**SET EXERCISE:** Report all lines from the entries below in which "this" appears.

[START EXERCISE INPUT]

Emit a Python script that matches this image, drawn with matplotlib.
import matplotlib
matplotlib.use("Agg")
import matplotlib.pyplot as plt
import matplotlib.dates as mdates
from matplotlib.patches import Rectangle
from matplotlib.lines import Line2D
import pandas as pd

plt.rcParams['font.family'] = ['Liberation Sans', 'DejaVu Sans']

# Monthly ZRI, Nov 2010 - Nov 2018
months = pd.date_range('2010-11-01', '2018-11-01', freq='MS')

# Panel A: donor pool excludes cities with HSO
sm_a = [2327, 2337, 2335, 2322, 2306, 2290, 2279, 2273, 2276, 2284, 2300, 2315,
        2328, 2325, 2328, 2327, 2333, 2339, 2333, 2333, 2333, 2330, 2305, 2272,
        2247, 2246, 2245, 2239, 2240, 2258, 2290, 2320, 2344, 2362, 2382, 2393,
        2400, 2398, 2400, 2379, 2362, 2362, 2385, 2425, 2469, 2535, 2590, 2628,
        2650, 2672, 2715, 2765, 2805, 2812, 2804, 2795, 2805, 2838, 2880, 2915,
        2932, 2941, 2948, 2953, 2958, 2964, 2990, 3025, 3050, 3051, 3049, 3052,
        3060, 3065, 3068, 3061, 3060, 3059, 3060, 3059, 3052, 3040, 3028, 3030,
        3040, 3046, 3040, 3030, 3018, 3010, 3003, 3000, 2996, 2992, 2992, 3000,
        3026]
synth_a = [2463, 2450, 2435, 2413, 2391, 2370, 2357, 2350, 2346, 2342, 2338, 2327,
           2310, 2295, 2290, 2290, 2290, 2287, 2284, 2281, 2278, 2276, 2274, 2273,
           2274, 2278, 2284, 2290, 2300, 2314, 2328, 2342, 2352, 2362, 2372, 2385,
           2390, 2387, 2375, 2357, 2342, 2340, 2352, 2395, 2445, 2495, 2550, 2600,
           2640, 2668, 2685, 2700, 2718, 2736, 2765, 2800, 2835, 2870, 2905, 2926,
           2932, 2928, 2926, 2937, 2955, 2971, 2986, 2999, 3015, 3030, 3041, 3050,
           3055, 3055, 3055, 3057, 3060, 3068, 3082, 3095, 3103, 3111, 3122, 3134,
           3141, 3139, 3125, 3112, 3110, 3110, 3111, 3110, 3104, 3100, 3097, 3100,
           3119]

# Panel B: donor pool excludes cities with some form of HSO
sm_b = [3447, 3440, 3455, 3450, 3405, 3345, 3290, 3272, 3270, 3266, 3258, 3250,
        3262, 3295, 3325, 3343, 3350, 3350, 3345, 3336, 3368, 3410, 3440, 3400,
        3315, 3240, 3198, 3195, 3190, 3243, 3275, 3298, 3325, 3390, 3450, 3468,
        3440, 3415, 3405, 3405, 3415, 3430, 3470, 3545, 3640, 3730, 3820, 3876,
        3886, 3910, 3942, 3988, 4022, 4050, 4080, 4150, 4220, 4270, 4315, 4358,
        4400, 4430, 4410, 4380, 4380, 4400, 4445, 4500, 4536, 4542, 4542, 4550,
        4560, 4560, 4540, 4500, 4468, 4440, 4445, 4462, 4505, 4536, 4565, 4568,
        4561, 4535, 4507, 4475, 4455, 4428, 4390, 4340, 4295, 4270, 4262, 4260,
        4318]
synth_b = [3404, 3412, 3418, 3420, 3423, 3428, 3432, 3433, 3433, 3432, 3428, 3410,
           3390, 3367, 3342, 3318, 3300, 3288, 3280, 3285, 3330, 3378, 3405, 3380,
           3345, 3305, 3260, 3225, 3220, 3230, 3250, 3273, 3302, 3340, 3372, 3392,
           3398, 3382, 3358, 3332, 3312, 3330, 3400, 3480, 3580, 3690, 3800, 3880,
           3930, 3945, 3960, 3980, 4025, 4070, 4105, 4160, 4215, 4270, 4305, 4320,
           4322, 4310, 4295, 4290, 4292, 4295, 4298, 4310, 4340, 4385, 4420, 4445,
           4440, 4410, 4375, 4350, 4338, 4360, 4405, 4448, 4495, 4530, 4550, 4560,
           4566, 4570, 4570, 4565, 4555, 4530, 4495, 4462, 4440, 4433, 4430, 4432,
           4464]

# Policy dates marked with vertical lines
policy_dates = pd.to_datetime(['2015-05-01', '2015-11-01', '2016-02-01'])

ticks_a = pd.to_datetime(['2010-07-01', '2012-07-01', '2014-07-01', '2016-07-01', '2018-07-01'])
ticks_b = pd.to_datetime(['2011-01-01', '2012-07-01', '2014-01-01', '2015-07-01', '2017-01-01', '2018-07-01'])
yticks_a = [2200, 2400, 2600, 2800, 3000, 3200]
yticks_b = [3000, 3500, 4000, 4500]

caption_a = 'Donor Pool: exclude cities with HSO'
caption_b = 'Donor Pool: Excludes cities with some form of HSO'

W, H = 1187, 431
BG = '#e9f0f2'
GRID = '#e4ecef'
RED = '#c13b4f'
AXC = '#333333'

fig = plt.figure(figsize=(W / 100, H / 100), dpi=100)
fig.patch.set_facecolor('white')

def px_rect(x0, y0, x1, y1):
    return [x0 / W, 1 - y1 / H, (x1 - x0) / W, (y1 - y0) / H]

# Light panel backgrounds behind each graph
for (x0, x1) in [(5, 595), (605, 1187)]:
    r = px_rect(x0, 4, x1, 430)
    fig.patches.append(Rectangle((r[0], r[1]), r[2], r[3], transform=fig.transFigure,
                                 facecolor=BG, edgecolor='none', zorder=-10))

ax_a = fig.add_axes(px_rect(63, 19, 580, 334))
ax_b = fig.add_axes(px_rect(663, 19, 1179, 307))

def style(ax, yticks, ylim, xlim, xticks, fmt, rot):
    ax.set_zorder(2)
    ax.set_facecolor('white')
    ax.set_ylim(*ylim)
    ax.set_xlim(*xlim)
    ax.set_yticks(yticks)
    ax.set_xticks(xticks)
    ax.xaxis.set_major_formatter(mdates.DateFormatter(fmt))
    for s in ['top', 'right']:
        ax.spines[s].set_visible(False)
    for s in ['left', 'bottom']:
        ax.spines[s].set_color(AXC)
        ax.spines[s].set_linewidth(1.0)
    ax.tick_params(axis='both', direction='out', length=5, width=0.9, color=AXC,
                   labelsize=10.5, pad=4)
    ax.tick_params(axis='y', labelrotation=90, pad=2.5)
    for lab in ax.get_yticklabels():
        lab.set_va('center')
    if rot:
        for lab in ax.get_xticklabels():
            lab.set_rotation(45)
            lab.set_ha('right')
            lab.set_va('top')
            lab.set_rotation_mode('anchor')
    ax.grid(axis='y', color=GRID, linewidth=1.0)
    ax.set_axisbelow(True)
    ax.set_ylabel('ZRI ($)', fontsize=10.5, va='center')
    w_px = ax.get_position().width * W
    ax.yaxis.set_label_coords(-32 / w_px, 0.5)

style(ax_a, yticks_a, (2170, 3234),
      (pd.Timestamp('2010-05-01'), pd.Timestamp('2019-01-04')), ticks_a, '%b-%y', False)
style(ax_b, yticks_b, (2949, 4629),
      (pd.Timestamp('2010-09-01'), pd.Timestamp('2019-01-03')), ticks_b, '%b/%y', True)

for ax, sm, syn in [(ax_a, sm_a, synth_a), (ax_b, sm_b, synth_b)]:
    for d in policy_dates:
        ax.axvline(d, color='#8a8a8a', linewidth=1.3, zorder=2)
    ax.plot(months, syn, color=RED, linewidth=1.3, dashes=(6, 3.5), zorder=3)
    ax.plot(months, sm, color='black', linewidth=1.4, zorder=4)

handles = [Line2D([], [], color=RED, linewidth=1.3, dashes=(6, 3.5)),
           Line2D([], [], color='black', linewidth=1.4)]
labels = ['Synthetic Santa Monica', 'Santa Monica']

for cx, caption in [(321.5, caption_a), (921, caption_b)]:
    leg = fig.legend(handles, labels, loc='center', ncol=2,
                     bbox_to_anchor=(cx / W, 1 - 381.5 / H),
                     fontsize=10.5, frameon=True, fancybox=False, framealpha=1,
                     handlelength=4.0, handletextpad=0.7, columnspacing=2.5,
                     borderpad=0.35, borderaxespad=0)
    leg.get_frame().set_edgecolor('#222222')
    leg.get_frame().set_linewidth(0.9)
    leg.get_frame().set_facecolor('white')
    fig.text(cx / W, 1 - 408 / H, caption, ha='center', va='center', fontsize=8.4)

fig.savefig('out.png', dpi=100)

[END EXERCISE INPUT]
[START EXERCISE INPUT]

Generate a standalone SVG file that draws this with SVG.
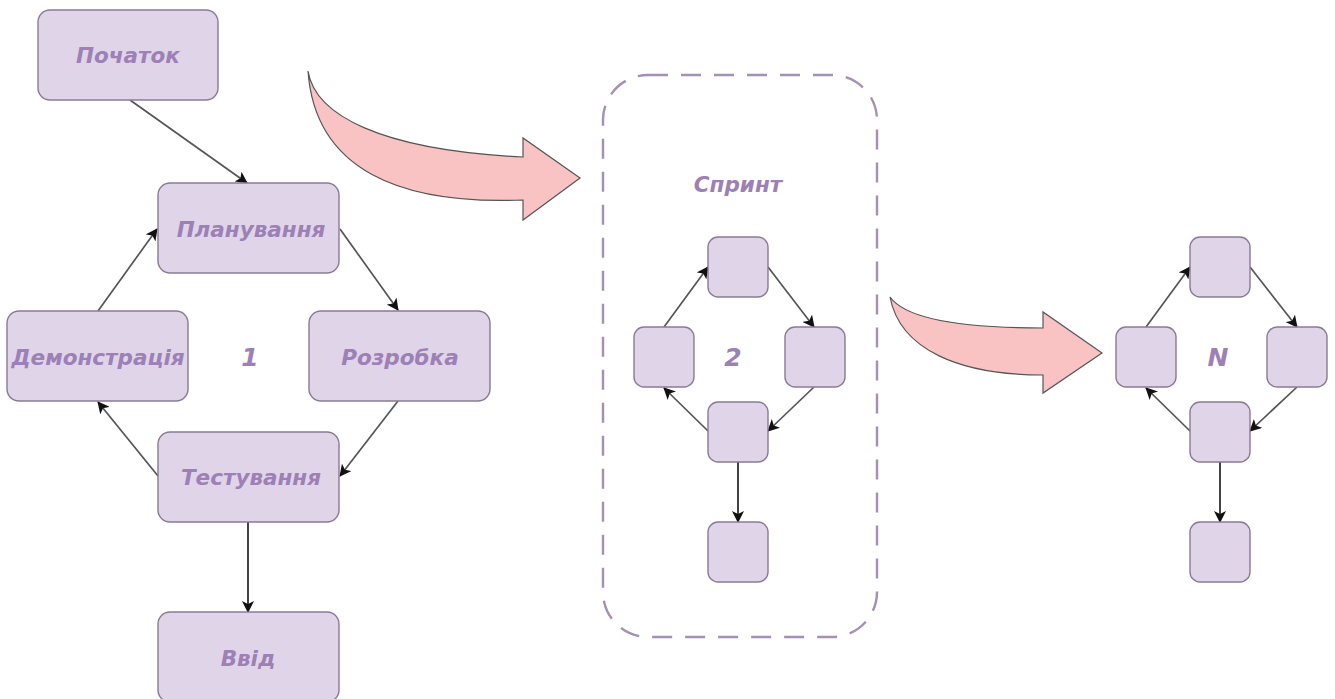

[END EXERCISE INPUT]

**ANSWER TO THE EXERCISE:**
Emit a Python script that matches this image, drawn with matplotlib.
Generate a standalone SVG file that draws this with SVG.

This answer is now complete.